What to do: Copy out each line exactly; pictures stay out of the copy.

Source excerpt:

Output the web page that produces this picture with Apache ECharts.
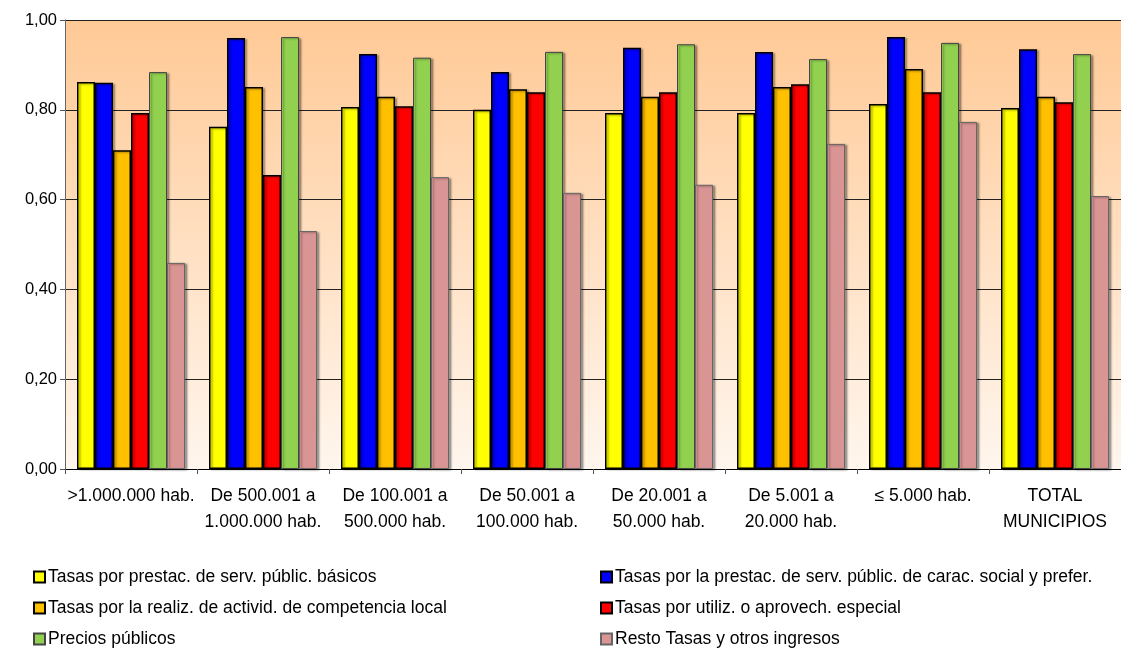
<!DOCTYPE html>
<html><head><meta charset="utf-8">
<script src="https://cdn.jsdelivr.net/npm/echarts@6/dist/echarts.min.js"></script>
<style>html,body{margin:0;padding:0;background:#fff}#c{width:1121px;height:653px}</style>
</head><body><div id="c"></div>
<script>
const categories = [">1.000.000 hab.", "De 500.001 a\n1.000.000 hab.", "De 100.001 a\n500.000 hab.", "De 50.001 a\n100.000 hab.", "De 20.001 a\n50.000 hab.", "De 5.001 a\n20.000 hab.", "≤ 5.000 hab.", "TOTAL\nMUNICIPIOS"];
const seriesNames = ["Tasas por prestac. de serv. públic. básicos", "Tasas por la prestac. de serv. públic. de carac. social y prefer.", "Tasas por la realiz. de activid. de competencia local", "Tasas por utiliz. o aprovech. especial", "Precios públicos", "Resto Tasas y otros ingresos"];
const basicos   = [0.862, 0.762, 0.806, 0.800, 0.793, 0.793, 0.813, 0.804];
const social    = [0.860, 0.960, 0.924, 0.884, 0.938, 0.929, 0.962, 0.935];
const actividad = [0.710, 0.851, 0.829, 0.846, 0.829, 0.851, 0.891, 0.829];
const utiliz    = [0.793, 0.655, 0.808, 0.839, 0.839, 0.857, 0.839, 0.817];
const precios   = [0.884, 0.962, 0.916, 0.929, 0.946, 0.913, 0.949, 0.924];
const resto     = [0.459, 0.530, 0.650, 0.615, 0.633, 0.724, 0.773, 0.608];
const yTicks = [0, 0.2, 0.4, 0.6, 0.8, 1.0];

const colors = ["#FFFF00", "#0000FF", "#FFC000", "#FF0000", "#92D050", "#D99594"];
const borders = ["#000", "#000", "#000", "#000", "#444", "#666"];
const values = [basicos, social, actividad, utiliz, precios, resto];
const FONT = "'Liberation Sans Narrow', 'Arial Narrow', 'Liberation Sans', sans-serif";

const legendBase = {top: 568, height: 90, orient: 'vertical', padding: 0, itemGap: 13, itemWidth: 11, itemHeight: 11, icon: 'rect',
  textStyle: {fontFamily: FONT, fontSize: 17.5, color: '#000', padding: [0,0,0,-2]}};

const chart = echarts.init(document.getElementById('c'), null, {renderer: 'canvas'});
chart.setOption({
  animation: false,
  backgroundColor: '#fff',
  grid: {
    left: 65, right: 0, top: 20, bottom: 184, show: true, borderWidth: 0,
    backgroundColor: new echarts.graphic.LinearGradient(0, 0, 0, 1, [
      {offset: 0, color: '#FFC995'}, {offset: 1, color: '#FFF6EE'}
    ])
  },
  legend: [
    Object.assign({left: 33, data: [seriesNames[0], seriesNames[2], seriesNames[4]]}, legendBase),
    Object.assign({left: 600, data: [seriesNames[1], seriesNames[3], seriesNames[5]]}, legendBase)
  ],
  xAxis: {
    type: 'category', data: categories,
    axisLine: {lineStyle: {color: '#000', width: 1}},
    axisTick: {show: true, length: 5, lineStyle: {color: '#555'}},
    axisLabel: {fontFamily: FONT, fontSize: 17.5, color: '#000', lineHeight: 26, margin: 14, interval: 0}
  },
  yAxis: {
    type: 'value', min: 0, max: 1, interval: 0.2,
    axisLine: {show: true, lineStyle: {color: '#666'}},
    axisTick: {show: true, length: 5, lineStyle: {color: '#555'}},
    splitLine: {show: true, lineStyle: {color: '#222', width: 1}},
    axisLabel: {fontFamily: FONT, fontSize: 16.5, color: '#000', margin: 8,
      formatter: v => v.toFixed(2).replace('.', ',')}
  },
  series: values.map((d, i) => ({
    name: seriesNames[i], type: 'bar', data: d,
    barWidth: 18, barGap: '0%',
    itemStyle: {color: colors[i], borderColor: borders[i], borderWidth: i < 4 ? 1.5 : 1,
      shadowColor: 'rgba(0,0,0,0.35)', shadowOffsetX: 2, shadowOffsetY: 1, shadowBlur: 2}
  }))
});
</script></body></html>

Completed task:
Output the web page that produces this picture with Apache ECharts.
<!DOCTYPE html>
<html><head><meta charset="utf-8">
<script src="https://cdn.jsdelivr.net/npm/echarts@6/dist/echarts.min.js"></script>
<style>html,body{margin:0;padding:0;background:#fff}#c{width:1121px;height:653px}</style>
</head><body><div id="c"></div>
<script>
const categories = [">1.000.000 hab.", "De 500.001 a\n1.000.000 hab.", "De 100.001 a\n500.000 hab.", "De 50.001 a\n100.000 hab.", "De 20.001 a\n50.000 hab.", "De 5.001 a\n20.000 hab.", "≤ 5.000 hab.", "TOTAL\nMUNICIPIOS"];
const seriesNames = ["Tasas por prestac. de serv. públic. básicos", "Tasas por la prestac. de serv. públic. de carac. social y prefer.", "Tasas por la realiz. de activid. de competencia local", "Tasas por utiliz. o aprovech. especial", "Precios públicos", "Resto Tasas y otros ingresos"];
const basicos   = [0.862, 0.762, 0.806, 0.800, 0.793, 0.793, 0.813, 0.804];
const social    = [0.860, 0.960, 0.924, 0.884, 0.938, 0.929, 0.962, 0.935];
const actividad = [0.710, 0.851, 0.829, 0.846, 0.829, 0.851, 0.891, 0.829];
const utiliz    = [0.793, 0.655, 0.808, 0.839, 0.839, 0.857, 0.839, 0.817];
const precios   = [0.884, 0.962, 0.916, 0.929, 0.946, 0.913, 0.949, 0.924];
const resto     = [0.459, 0.530, 0.650, 0.615, 0.633, 0.724, 0.773, 0.608];
const yTicks = [0, 0.2, 0.4, 0.6, 0.8, 1.0];

const colors = ["#FFFF00", "#0000FF", "#FFC000", "#FF0000", "#92D050", "#D99594"];
const borders = ["#000", "#000", "#000", "#000", "#444", "#666"];
const values = [basicos, social, actividad, utiliz, precios, resto];
const FONT = "'Liberation Sans Narrow', 'Arial Narrow', 'Liberation Sans', sans-serif";

const legendBase = {top: 568, height: 90, orient: 'vertical', padding: 0, itemGap: 13, itemWidth: 11, itemHeight: 11, icon: 'rect',
  textStyle: {fontFamily: FONT, fontSize: 17.5, color: '#000', padding: [0,0,0,-2]}};

const chart = echarts.init(document.getElementById('c'), null, {renderer: 'canvas'});
chart.setOption({
  animation: false,
  backgroundColor: '#fff',
  grid: {
    left: 65, right: 0, top: 20, bottom: 184, show: true, borderWidth: 0,
    backgroundColor: new echarts.graphic.LinearGradient(0, 0, 0, 1, [
      {offset: 0, color: '#FFC995'}, {offset: 1, color: '#FFF6EE'}
    ])
  },
  legend: [
    Object.assign({left: 33, data: [seriesNames[0], seriesNames[2], seriesNames[4]]}, legendBase),
    Object.assign({left: 600, data: [seriesNames[1], seriesNames[3], seriesNames[5]]}, legendBase)
  ],
  xAxis: {
    type: 'category', data: categories,
    axisLine: {lineStyle: {color: '#000', width: 1}},
    axisTick: {show: true, length: 5, lineStyle: {color: '#555'}},
    axisLabel: {fontFamily: FONT, fontSize: 17.5, color: '#000', lineHeight: 26, margin: 14, interval: 0}
  },
  yAxis: {
    type: 'value', min: 0, max: 1, interval: 0.2,
    axisLine: {show: true, lineStyle: {color: '#666'}},
    axisTick: {show: true, length: 5, lineStyle: {color: '#555'}},
    splitLine: {show: true, lineStyle: {color: '#222', width: 1}},
    axisLabel: {fontFamily: FONT, fontSize: 16.5, color: '#000', margin: 8,
      formatter: v => v.toFixed(2).replace('.', ',')}
  },
  series: values.map((d, i) => ({
    name: seriesNames[i], type: 'bar', data: d,
    barWidth: 18, barGap: '0%',
    itemStyle: {color: colors[i], borderColor: borders[i], borderWidth: i < 4 ? 1.5 : 1,
      shadowColor: 'rgba(0,0,0,0.35)', shadowOffsetX: 2, shadowOffsetY: 1, shadowBlur: 2}
  }))
});
</script></body></html>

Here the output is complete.